Students with more significant disabilities often require instruction in daily living and independent living skills. These students also benefit from community-based instruction and work-related or job-related skills instruction. Special education teachers utilize high-leverage practices in special education and specially designed instruction to teach students how to become more independent in daily living activities and work-related activities. Among others, some high-leverage practices teachers utilize in instruction include adapting curriculum tasks and materials for specific learning goals, providing scaffolded supports, providing intensive support, and teaching students to maintain and generalize new learning across time and settings.
Brittney Faircloth, a Special Education Teacher from Laurens County Showcase Transition Program, and Riley Troili, a Special Education Teacher for 3rd, 4th, & 5th-grade students at Bleckley County Elementary School, worked together with East Central GLRS to organize Skills 4 Life Days, a two-day event hosted at Heart of Georgia RESA. This event allowed students to acquire essential life skills and provided teachers with valuable resources and activities that can be readily incorporated into their classrooms.
Heart of Georgia RESA Director Hugh Kight, Celebrity Chef at Laurens County Showcase Transition Program.

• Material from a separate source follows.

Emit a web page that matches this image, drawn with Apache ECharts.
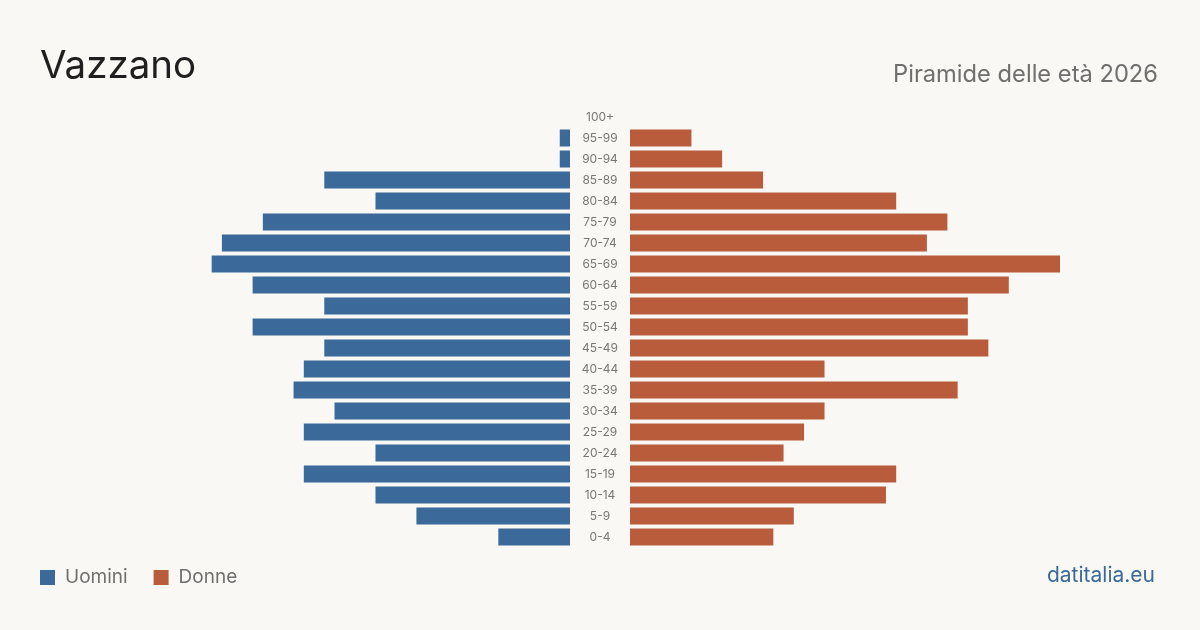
<!DOCTYPE html>
<html lang="it">
<head>
    <meta charset="UTF-8">
    <title>Vazzano - Piramide delle età 2026</title>
    <script src="https://cdn.jsdelivr.net/npm/echarts@6/dist/echarts.min.js"></script>
    <style>
        html, body { margin: 0; padding: 0; background: #f9f8f4; }
        #main { width: 1200px; height: 630px; }
    </style>
</head>
<body>
<div id="main"></div>
<script type="text/javascript">
    // fasce d'età dal basso verso l'alto
    var eta = ['0-4','5-9','10-14','15-19','20-24','25-29','30-34','35-39','40-44','45-49',
               '50-54','55-59','60-64','65-69','70-74','75-79','80-84','85-89','90-94','95-99','100+'];
    var uomini = [7,15,19,26,19,26,23,27,26,24,31,24,31,35,34,30,19,24,1,1,0];
    var donne  = [14,16,25,26,15,17,19,32,19,35,33,33,37,42,29,31,26,13,9,6,0];
    var scalaMax = 42;

    var blu = '#3b6a9a';
    var arancio = '#b95c3c';
    var font = 'Inter, "Noto Sans", sans-serif';

    var myChart = echarts.init(document.getElementById('main'));

    var option = {
        backgroundColor: '#f9f8f4',
        textStyle: { fontFamily: font },
        animation: false,
        title: [
            { text: 'Vazzano', left: 35, top: 42, textStyle: { fontSize: 38.5, fontWeight: 'normal', color: '#1f1f1f', fontFamily: font } },
            { text: 'Piramide delle età 2026', right: 37, top: 58, textStyle: { fontSize: 23.7, fontWeight: 'normal', color: '#6f6f6f', fontFamily: font } },
            { text: 'datitalia.eu', right: 40, top: 560, textStyle: { fontSize: 21, fontWeight: 'normal', color: blu, fontFamily: font } }
        ],
        legend: {
            left: 40,
            top: 568,
            padding: 0,
            itemWidth: 15,
            itemHeight: 15,
            itemGap: 26,
            icon: 'rect',
            textStyle: { fontSize: 19, color: '#6f6f6f', padding: [0, 0, 0, 5], fontFamily: font },
            data: ['Uomini', 'Donne']
        },
        grid: [
            { left: 140, width: 430, top: 106.5, bottom: 82.5 },
            { left: 630, width: 430, top: 106.5, bottom: 82.5 }
        ],
        xAxis: [
            { type: 'value', gridIndex: 0, min: 0, max: scalaMax, inverse: true, show: false },
            { type: 'value', gridIndex: 1, min: 0, max: scalaMax, show: false }
        ],
        yAxis: [
            { type: 'category', gridIndex: 0, data: eta, show: false },
            {
                type: 'category', gridIndex: 1, data: eta,
                axisLine: { show: false }, axisTick: { show: false },
                axisLabel: { margin: 30, align: 'center', fontSize: 12, color: '#777777', fontFamily: font }
            }
        ],
        series: [
            {
                name: 'Uomini', type: 'bar', xAxisIndex: 0, yAxisIndex: 0,
                data: uomini, barCategoryGap: '19%', itemStyle: { color: blu }
            },
            {
                name: 'Donne', type: 'bar', xAxisIndex: 1, yAxisIndex: 1,
                data: donne, barCategoryGap: '19%', itemStyle: { color: arancio }
            }
        ]
    };

    myChart.setOption(option);
</script>
</body>
</html>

Mr. Hugh Kight, who serves as the Director of Heart of Georgia RESA, was invited to take on the role of celebrity chef at the Laurens County Showcase Transition Program. This Showcase Transition Program focuses on delivering employability and life skills training to young adults aged between eighteen and twenty-two with disabilities. As a celebrity chef during the event, Kight worked alongside the students to help them practice crucial skills like preparing, cooking, and serving food. In his session, Mr. Kight guided the students through preparing coleslaw, baked beans, blackberry cobbler, and smash burgers.